TO BE DONE> Leave out any picture and return the remaining listing below exactly as given.
======
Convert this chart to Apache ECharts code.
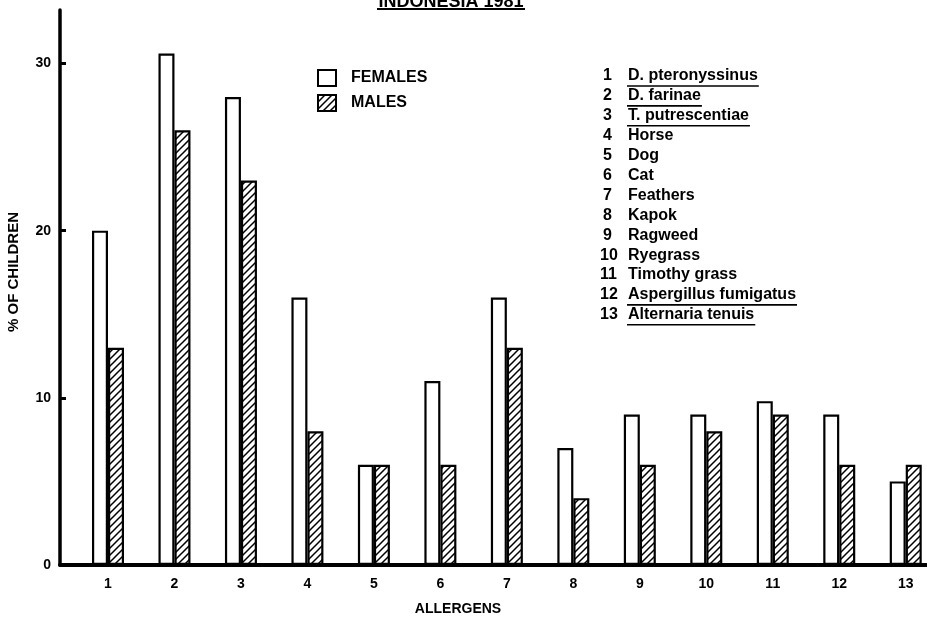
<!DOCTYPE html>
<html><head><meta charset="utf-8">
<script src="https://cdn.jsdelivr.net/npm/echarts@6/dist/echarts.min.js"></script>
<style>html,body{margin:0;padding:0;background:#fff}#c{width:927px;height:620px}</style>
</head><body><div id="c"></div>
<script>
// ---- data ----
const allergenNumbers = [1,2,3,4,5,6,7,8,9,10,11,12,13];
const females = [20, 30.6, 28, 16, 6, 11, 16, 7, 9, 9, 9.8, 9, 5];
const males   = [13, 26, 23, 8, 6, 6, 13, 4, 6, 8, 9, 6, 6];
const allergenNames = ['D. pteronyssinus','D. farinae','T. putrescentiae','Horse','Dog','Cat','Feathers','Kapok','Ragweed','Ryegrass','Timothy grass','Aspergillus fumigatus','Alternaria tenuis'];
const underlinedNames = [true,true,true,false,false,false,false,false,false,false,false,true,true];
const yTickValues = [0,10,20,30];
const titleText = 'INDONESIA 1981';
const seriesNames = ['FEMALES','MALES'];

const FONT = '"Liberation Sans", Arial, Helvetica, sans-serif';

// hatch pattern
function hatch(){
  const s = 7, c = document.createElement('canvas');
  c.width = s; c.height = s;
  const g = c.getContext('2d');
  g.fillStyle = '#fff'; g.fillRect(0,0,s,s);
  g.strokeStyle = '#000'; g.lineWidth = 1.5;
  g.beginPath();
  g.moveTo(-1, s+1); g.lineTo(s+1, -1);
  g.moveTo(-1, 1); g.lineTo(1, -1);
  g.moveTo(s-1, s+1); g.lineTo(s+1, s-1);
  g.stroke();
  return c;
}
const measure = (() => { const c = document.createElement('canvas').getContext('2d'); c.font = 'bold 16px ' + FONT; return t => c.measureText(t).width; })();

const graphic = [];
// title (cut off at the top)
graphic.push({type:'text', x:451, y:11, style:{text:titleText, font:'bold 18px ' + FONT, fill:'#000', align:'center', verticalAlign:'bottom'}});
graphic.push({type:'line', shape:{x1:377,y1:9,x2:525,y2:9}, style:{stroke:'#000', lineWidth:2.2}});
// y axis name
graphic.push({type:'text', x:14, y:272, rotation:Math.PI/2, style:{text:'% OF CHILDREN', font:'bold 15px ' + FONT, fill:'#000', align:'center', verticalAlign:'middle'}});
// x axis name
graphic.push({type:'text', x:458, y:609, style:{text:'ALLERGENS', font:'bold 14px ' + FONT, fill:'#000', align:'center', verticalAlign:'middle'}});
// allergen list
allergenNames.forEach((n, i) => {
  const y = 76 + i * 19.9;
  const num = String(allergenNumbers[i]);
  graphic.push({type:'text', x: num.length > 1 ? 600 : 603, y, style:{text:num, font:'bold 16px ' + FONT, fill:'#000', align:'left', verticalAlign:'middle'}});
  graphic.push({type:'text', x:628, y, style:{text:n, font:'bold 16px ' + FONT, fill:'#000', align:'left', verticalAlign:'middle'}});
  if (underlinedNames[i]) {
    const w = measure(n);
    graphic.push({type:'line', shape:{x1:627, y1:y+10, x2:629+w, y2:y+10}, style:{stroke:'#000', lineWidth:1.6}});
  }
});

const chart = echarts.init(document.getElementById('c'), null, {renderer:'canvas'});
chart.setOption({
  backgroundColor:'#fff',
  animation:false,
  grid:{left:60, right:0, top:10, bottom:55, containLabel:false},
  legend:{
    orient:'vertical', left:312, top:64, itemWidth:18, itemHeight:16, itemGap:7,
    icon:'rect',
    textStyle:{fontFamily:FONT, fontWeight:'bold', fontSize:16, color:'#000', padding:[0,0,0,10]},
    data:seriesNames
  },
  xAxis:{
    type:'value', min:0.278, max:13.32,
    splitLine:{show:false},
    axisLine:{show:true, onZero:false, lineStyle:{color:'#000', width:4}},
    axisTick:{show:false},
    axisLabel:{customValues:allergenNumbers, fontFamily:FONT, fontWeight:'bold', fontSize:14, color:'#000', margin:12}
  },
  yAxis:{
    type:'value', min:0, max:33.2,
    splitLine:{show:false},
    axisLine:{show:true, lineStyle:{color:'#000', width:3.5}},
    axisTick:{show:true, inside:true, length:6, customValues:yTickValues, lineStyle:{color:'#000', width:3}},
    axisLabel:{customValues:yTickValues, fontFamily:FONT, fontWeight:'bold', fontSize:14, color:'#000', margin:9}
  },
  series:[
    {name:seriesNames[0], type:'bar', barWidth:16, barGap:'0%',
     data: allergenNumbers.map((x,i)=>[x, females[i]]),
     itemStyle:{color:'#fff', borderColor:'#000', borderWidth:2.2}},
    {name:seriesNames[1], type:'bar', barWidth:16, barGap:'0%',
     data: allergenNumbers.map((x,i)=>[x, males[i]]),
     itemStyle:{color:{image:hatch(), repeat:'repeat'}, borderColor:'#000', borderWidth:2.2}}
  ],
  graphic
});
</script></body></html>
======
ANSWER TO THIS TASK>
Convert this chart to Apache ECharts code.
<!DOCTYPE html>
<html><head><meta charset="utf-8">
<script src="https://cdn.jsdelivr.net/npm/echarts@6/dist/echarts.min.js"></script>
<style>html,body{margin:0;padding:0;background:#fff}#c{width:927px;height:620px}</style>
</head><body><div id="c"></div>
<script>
// ---- data ----
const allergenNumbers = [1,2,3,4,5,6,7,8,9,10,11,12,13];
const females = [20, 30.6, 28, 16, 6, 11, 16, 7, 9, 9, 9.8, 9, 5];
const males   = [13, 26, 23, 8, 6, 6, 13, 4, 6, 8, 9, 6, 6];
const allergenNames = ['D. pteronyssinus','D. farinae','T. putrescentiae','Horse','Dog','Cat','Feathers','Kapok','Ragweed','Ryegrass','Timothy grass','Aspergillus fumigatus','Alternaria tenuis'];
const underlinedNames = [true,true,true,false,false,false,false,false,false,false,false,true,true];
const yTickValues = [0,10,20,30];
const titleText = 'INDONESIA 1981';
const seriesNames = ['FEMALES','MALES'];

const FONT = '"Liberation Sans", Arial, Helvetica, sans-serif';

// hatch pattern
function hatch(){
  const s = 7, c = document.createElement('canvas');
  c.width = s; c.height = s;
  const g = c.getContext('2d');
  g.fillStyle = '#fff'; g.fillRect(0,0,s,s);
  g.strokeStyle = '#000'; g.lineWidth = 1.5;
  g.beginPath();
  g.moveTo(-1, s+1); g.lineTo(s+1, -1);
  g.moveTo(-1, 1); g.lineTo(1, -1);
  g.moveTo(s-1, s+1); g.lineTo(s+1, s-1);
  g.stroke();
  return c;
}
const measure = (() => { const c = document.createElement('canvas').getContext('2d'); c.font = 'bold 16px ' + FONT; return t => c.measureText(t).width; })();

const graphic = [];
// title (cut off at the top)
graphic.push({type:'text', x:451, y:11, style:{text:titleText, font:'bold 18px ' + FONT, fill:'#000', align:'center', verticalAlign:'bottom'}});
graphic.push({type:'line', shape:{x1:377,y1:9,x2:525,y2:9}, style:{stroke:'#000', lineWidth:2.2}});
// y axis name
graphic.push({type:'text', x:14, y:272, rotation:Math.PI/2, style:{text:'% OF CHILDREN', font:'bold 15px ' + FONT, fill:'#000', align:'center', verticalAlign:'middle'}});
// x axis name
graphic.push({type:'text', x:458, y:609, style:{text:'ALLERGENS', font:'bold 14px ' + FONT, fill:'#000', align:'center', verticalAlign:'middle'}});
// allergen list
allergenNames.forEach((n, i) => {
  const y = 76 + i * 19.9;
  const num = String(allergenNumbers[i]);
  graphic.push({type:'text', x: num.length > 1 ? 600 : 603, y, style:{text:num, font:'bold 16px ' + FONT, fill:'#000', align:'left', verticalAlign:'middle'}});
  graphic.push({type:'text', x:628, y, style:{text:n, font:'bold 16px ' + FONT, fill:'#000', align:'left', verticalAlign:'middle'}});
  if (underlinedNames[i]) {
    const w = measure(n);
    graphic.push({type:'line', shape:{x1:627, y1:y+10, x2:629+w, y2:y+10}, style:{stroke:'#000', lineWidth:1.6}});
  }
});

const chart = echarts.init(document.getElementById('c'), null, {renderer:'canvas'});
chart.setOption({
  backgroundColor:'#fff',
  animation:false,
  grid:{left:60, right:0, top:10, bottom:55, containLabel:false},
  legend:{
    orient:'vertical', left:312, top:64, itemWidth:18, itemHeight:16, itemGap:7,
    icon:'rect',
    textStyle:{fontFamily:FONT, fontWeight:'bold', fontSize:16, color:'#000', padding:[0,0,0,10]},
    data:seriesNames
  },
  xAxis:{
    type:'value', min:0.278, max:13.32,
    splitLine:{show:false},
    axisLine:{show:true, onZero:false, lineStyle:{color:'#000', width:4}},
    axisTick:{show:false},
    axisLabel:{customValues:allergenNumbers, fontFamily:FONT, fontWeight:'bold', fontSize:14, color:'#000', margin:12}
  },
  yAxis:{
    type:'value', min:0, max:33.2,
    splitLine:{show:false},
    axisLine:{show:true, lineStyle:{color:'#000', width:3.5}},
    axisTick:{show:true, inside:true, length:6, customValues:yTickValues, lineStyle:{color:'#000', width:3}},
    axisLabel:{customValues:yTickValues, fontFamily:FONT, fontWeight:'bold', fontSize:14, color:'#000', margin:9}
  },
  series:[
    {name:seriesNames[0], type:'bar', barWidth:16, barGap:'0%',
     data: allergenNumbers.map((x,i)=>[x, females[i]]),
     itemStyle:{color:'#fff', borderColor:'#000', borderWidth:2.2}},
    {name:seriesNames[1], type:'bar', barWidth:16, barGap:'0%',
     data: allergenNumbers.map((x,i)=>[x, males[i]]),
     itemStyle:{color:{image:hatch(), repeat:'repeat'}, borderColor:'#000', borderWidth:2.2}}
  ],
  graphic
});
</script></body></html>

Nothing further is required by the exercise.